How the Geometric Calculus Resolves the Ordering Ambiguity of Quantum Theory in Curved Space

TL;DR

This paper demonstrates that geometric calculus based on Clifford Algebra naturally resolves the ordering ambiguity in defining the Hamiltonian for a quantum particle in curved space, ensuring Hermiticity and classical correspondence.

Contribution

It introduces a geometric calculus approach that unambiguously defines the Hamiltonian and momentum operators in curved space quantum mechanics, eliminating ordering ambiguities.

Findings

Hamiltonian is the D'Alembert operator in curved space

Momentum operator is Hermitian and self-adjoint

Expectation values follow classical geodesics

Abstract

The long standing problem of the ordering ambiguity in the definition of the Hamilton operator for a point particle in curved space is naturally resolved by using the powerful geometric calculus based on Clifford Algebra.

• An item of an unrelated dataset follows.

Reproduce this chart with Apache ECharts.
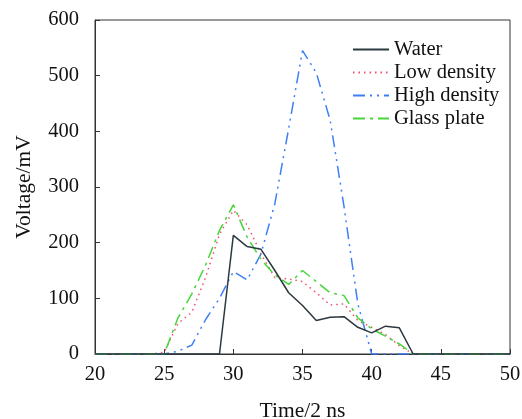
<!DOCTYPE html>
<html><head><meta charset="utf-8">
<script src="https://cdn.jsdelivr.net/npm/echarts@6/dist/echarts.min.js"></script>
<style>html,body{margin:0;padding:0;background:#fff}#c{width:522px;height:419px}</style>
</head><body><div id="c"></div>
<script>
var time = [20,21,22,23,24,25,26,27,28,29,30,31,32,33,34,35,36,37,38,39,40,41,42,43,44,45,46,47,48,49,50];
var water = [0,0,0,0,0,0,0,0,0,0,213,193,188,150,110,87,60,66,67,48,38,50,47,0,0,0,0,0,0,0,0];
var lowDensity = [0,0,0,0,0,3,55,75,138,215,258,232,180,137,135,130,110,88,90,60,48,35,15,0,0,0,0,0,0,0,0];
var highDensity = [0,0,0,0,0,0,5,16,62,100,148,133,180,270,405,545,505,420,265,90,0,0,0,0,0,0,0,0,0,0,0];
var glassPlate = [0,0,0,0,0,0,65,108,160,222,268,210,170,142,125,150,130,110,105,65,45,32,18,0,0,0,0,0,0,0,0];
var xTicks = [20,25,30,35,40,45,50];
var yTicks = [0,100,200,300,400,500,600];

function pairs(v){ return time.map(function(t,i){ return [t, v[i]]; }); }
var font = 'Liberation Serif';
var chart = echarts.init(document.getElementById('c'));
chart.setOption({
  animation:false,
  grid:{left:95,right:12,top:20,bottom:65,outerBoundsMode:'none',containLabel:false,show:true,borderColor:'#333',borderWidth:1,backgroundColor:'transparent'},
  legend:{
    orient:'vertical', left:347, top:34, itemWidth:36, itemHeight:12, itemGap:2,
    itemStyle:{opacity:0},
    textStyle:{fontFamily:font,fontSize:20.5,color:'#111',padding:[0,0,0,0]},
    data:['Water','Low density','High density','Glass plate']
  },
  xAxis:{
    type:'value', min:20, max:50, interval:5,
    name:'Time/2 ns', nameLocation:'middle', nameGap:46,
    nameTextStyle:{fontFamily:font,fontSize:21.5,color:'#111'},
    axisLine:{lineStyle:{color:'#333'}},
    axisTick:{inside:true,length:5,lineStyle:{color:'#333'}},
    axisLabel:{fontFamily:font,fontSize:20.5,color:'#111',margin:10},
    splitLine:{show:false}
  },
  yAxis:{
    type:'value', min:0, max:600, interval:100,
    name:'Voltage/mV', nameLocation:'middle', nameGap:60, nameRotate:90,
    nameTextStyle:{fontFamily:font,fontSize:21.5,color:'#111'},
    axisLine:{show:true,lineStyle:{color:'#333'}},
    axisTick:{show:true,inside:true,length:5,lineStyle:{color:'#333'}},
    axisLabel:{fontFamily:font,fontSize:20.5,color:'#111',margin:16},
    splitLine:{show:false}
  },
  series:[
    {name:'Water',type:'line',data:pairs(water),showSymbol:false,symbol:'none',color:'#2c3940',lineStyle:{width:1.5,type:'solid',color:'#2c3940'},z:5},
    {name:'Low density',type:'line',data:pairs(lowDensity),showSymbol:false,symbol:'none',color:'#f0506e',lineStyle:{width:1.5,type:[1.5,4],color:'#f0506e'}},
    {name:'High density',type:'line',data:pairs(highDensity),showSymbol:false,symbol:'none',color:'#3d7ff5',lineStyle:{width:1.5,type:[12,5,2,5,2,5],color:'#3d7ff5'}},
    {name:'Glass plate',type:'line',data:pairs(glassPlate),showSymbol:false,symbol:'none',color:'#45d63a',lineStyle:{width:1.5,type:[12,5,3,5],color:'#45d63a'}}
  ]
});
</script></body></html>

The momentum operator is defined to be the vector derivative (the gradient) multiplied by $-i$; it can be expanded in terms of basis vectors $\gamma_\mu$ as $p = -i \gamma^\mu \p_\mu$. The product of two such operators is unambiguous, and such is the Hamiltonian which is just the D'Alambert operator in curved space; the curvature scalar term is not present in the Hamiltonian if we confine our consideration to scalar wave functions only. It is also shown that $p$ is Hermitian and self-adjoint operator: the presence of the basis vectors $\gamma^\mu$ compensates the presence of $\sqrt{|g|}$ in the matrix elements and in the scalar product. The expectation value of such operator follows the classical geodetic line.